#### [INSTRUCTION]
Return the data exactly, with all pictures removed.
## begin
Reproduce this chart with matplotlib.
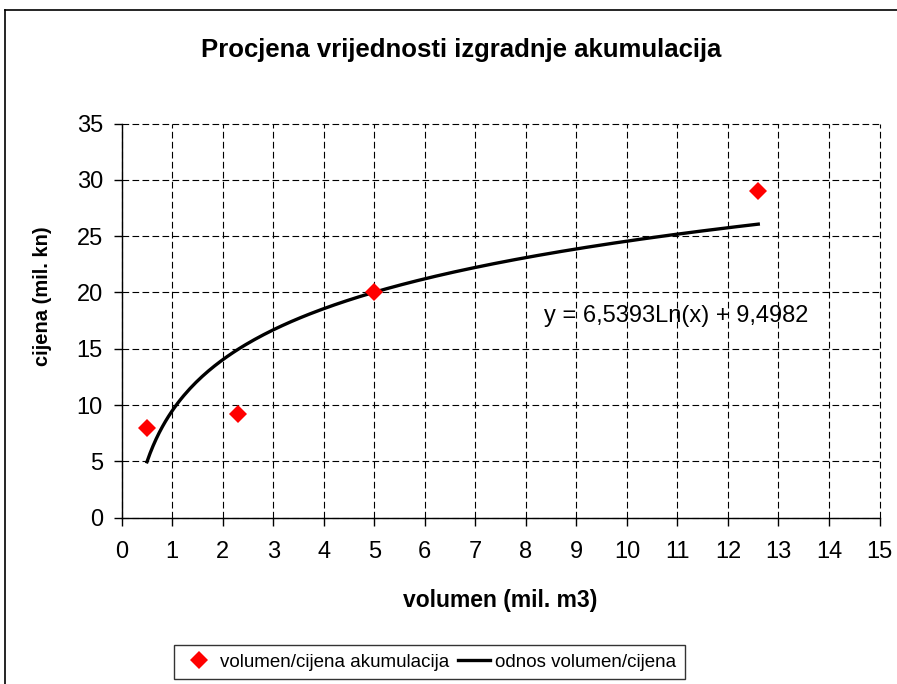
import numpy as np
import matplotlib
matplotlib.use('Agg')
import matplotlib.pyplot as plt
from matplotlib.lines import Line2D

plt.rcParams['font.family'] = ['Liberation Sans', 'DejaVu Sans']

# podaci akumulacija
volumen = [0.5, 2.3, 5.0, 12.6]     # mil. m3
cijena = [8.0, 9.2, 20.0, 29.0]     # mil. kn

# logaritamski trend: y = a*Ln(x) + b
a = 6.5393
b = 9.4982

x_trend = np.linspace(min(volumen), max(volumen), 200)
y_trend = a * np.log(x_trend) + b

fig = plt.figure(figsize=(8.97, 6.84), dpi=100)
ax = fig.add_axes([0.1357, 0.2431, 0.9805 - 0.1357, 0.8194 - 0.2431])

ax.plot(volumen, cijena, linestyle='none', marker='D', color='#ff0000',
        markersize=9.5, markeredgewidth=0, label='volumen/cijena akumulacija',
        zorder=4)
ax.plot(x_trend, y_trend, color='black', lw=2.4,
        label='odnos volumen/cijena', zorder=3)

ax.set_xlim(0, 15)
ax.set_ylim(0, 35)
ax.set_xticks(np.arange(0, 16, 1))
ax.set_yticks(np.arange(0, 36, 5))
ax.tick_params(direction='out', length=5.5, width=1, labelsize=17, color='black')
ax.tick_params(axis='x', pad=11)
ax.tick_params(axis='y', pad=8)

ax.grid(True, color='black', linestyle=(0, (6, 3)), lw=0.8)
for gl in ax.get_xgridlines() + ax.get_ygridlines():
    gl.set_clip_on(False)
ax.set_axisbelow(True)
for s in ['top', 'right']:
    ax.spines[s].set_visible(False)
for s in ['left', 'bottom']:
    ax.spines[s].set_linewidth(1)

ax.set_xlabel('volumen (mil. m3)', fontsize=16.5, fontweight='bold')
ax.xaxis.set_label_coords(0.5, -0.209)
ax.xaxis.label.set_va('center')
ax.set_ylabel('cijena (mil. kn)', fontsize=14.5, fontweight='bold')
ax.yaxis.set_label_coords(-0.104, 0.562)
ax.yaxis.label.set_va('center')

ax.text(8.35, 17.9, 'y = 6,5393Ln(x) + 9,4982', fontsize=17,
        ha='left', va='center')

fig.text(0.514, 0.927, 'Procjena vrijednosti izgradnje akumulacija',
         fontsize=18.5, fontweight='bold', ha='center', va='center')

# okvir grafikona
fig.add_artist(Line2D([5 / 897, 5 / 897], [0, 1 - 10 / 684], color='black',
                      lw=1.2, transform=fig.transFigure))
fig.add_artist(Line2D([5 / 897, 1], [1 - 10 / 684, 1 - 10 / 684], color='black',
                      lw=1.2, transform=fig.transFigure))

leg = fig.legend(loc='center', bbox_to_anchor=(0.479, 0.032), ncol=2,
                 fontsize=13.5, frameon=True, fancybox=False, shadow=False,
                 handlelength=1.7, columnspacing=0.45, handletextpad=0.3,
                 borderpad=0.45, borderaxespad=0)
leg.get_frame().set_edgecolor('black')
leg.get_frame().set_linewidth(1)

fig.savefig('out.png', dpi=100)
## end
#### [EXERCISE SOLUTION]
Reproduce this chart with matplotlib.
import numpy as np
import matplotlib
matplotlib.use('Agg')
import matplotlib.pyplot as plt
from matplotlib.lines import Line2D

plt.rcParams['font.family'] = ['Liberation Sans', 'DejaVu Sans']

# podaci akumulacija
volumen = [0.5, 2.3, 5.0, 12.6]     # mil. m3
cijena = [8.0, 9.2, 20.0, 29.0]     # mil. kn

# logaritamski trend: y = a*Ln(x) + b
a = 6.5393
b = 9.4982

x_trend = np.linspace(min(volumen), max(volumen), 200)
y_trend = a * np.log(x_trend) + b

fig = plt.figure(figsize=(8.97, 6.84), dpi=100)
ax = fig.add_axes([0.1357, 0.2431, 0.9805 - 0.1357, 0.8194 - 0.2431])

ax.plot(volumen, cijena, linestyle='none', marker='D', color='#ff0000',
        markersize=9.5, markeredgewidth=0, label='volumen/cijena akumulacija',
        zorder=4)
ax.plot(x_trend, y_trend, color='black', lw=2.4,
        label='odnos volumen/cijena', zorder=3)

ax.set_xlim(0, 15)
ax.set_ylim(0, 35)
ax.set_xticks(np.arange(0, 16, 1))
ax.set_yticks(np.arange(0, 36, 5))
ax.tick_params(direction='out', length=5.5, width=1, labelsize=17, color='black')
ax.tick_params(axis='x', pad=11)
ax.tick_params(axis='y', pad=8)

ax.grid(True, color='black', linestyle=(0, (6, 3)), lw=0.8)
for gl in ax.get_xgridlines() + ax.get_ygridlines():
    gl.set_clip_on(False)
ax.set_axisbelow(True)
for s in ['top', 'right']:
    ax.spines[s].set_visible(False)
for s in ['left', 'bottom']:
    ax.spines[s].set_linewidth(1)

ax.set_xlabel('volumen (mil. m3)', fontsize=16.5, fontweight='bold')
ax.xaxis.set_label_coords(0.5, -0.209)
ax.xaxis.label.set_va('center')
ax.set_ylabel('cijena (mil. kn)', fontsize=14.5, fontweight='bold')
ax.yaxis.set_label_coords(-0.104, 0.562)
ax.yaxis.label.set_va('center')

ax.text(8.35, 17.9, 'y = 6,5393Ln(x) + 9,4982', fontsize=17,
        ha='left', va='center')

fig.text(0.514, 0.927, 'Procjena vrijednosti izgradnje akumulacija',
         fontsize=18.5, fontweight='bold', ha='center', va='center')

# okvir grafikona
fig.add_artist(Line2D([5 / 897, 5 / 897], [0, 1 - 10 / 684], color='black',
                      lw=1.2, transform=fig.transFigure))
fig.add_artist(Line2D([5 / 897, 1], [1 - 10 / 684, 1 - 10 / 684], color='black',
                      lw=1.2, transform=fig.transFigure))

leg = fig.legend(loc='center', bbox_to_anchor=(0.479, 0.032), ncol=2,
                 fontsize=13.5, frameon=True, fancybox=False, shadow=False,
                 handlelength=1.7, columnspacing=0.45, handletextpad=0.3,
                 borderpad=0.45, borderaxespad=0)
leg.get_frame().set_edgecolor('black')
leg.get_frame().set_linewidth(1)

fig.savefig('out.png', dpi=100)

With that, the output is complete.